Founded in 2001, Verdiem is based on a very simple premise: Turn off those PCs when not in use and companies will realize millions in power savings, not to mention reducing the organization's overall contribution to global climate change. Backed by venture funds The Phoenix Partners and Kleiner Perkins, Verdiem focused for the first few years of its existence on the public sector, where political pressure and budget cuts made monitoring and reducing power consumption a major goal.

"We save the Baltimore school district $325,000 a year," said Klustner. "For a public school district, that's a lot of money."

As of this year, however, more and more of Verdiem's business is coming from corporations of the Fortune 1,000 sort -- the company's average customer has 3,500 PCs, and that number is growing.

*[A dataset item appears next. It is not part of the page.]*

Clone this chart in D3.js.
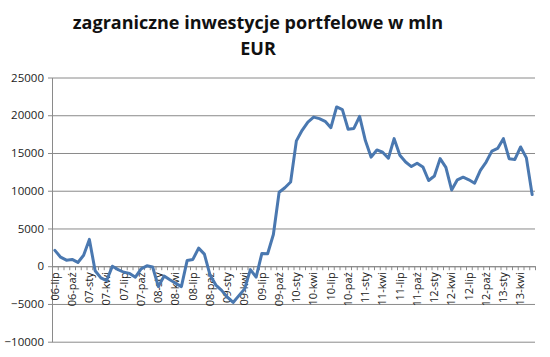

VP of business development Dave Harvey estimates that the percentage of incoming online contacts from IT departments has gone from less than one-fifth to about 65% this year.

"We've seen a dramatic increase in corporate interest in the sustainability movement in general," said Klustner.

The reasons are not hard to fathom: Not only are corporations finding that going green pays PR dividends, but Verdiem's Surveyor software boasts tangible financial returns as well. Klustner estimates that savings on power total between $20 and $60 per PC per year, depending on electricity rates and the type of hardware and software running. (Financial service firms, for instance, use powerful machines often with multiple monitors, so the savings are higher.) Surveyor costs $25 for a one-time license fee per PC plus 20% maintenance annually.

What it does is simple: Surveyor turns off or shifts to a low-power setting PCs that are not in use, centrally and remotely. IT managers can choose a specific time (say, 6 p.m.) to power down machines, or base the transition on usage patterns -- the software can tell when a keyboard has not been used for a certain period of time. Getting that accomplished over a corporate network -- plus automated tasks such as waking machines to install patches at night -- is less straightforward.

"It sounds like an easy problem to solve," said Klustner, "but there's a lot of iceberg below the surface when you're working in the corporate world."

Verdiem currently has around 150 customers running about 500,000 PCs. Powering down those machines when not in use will save around 100 million kilowatt-hours this year, preventing more than 61,000 metric tons of carbon dioxide from entering the atmosphere. And beyond the desktop, Klustner sees plenty more opportunity for energy savings.

"There's clearly a role for us to play in the data center as well," he said.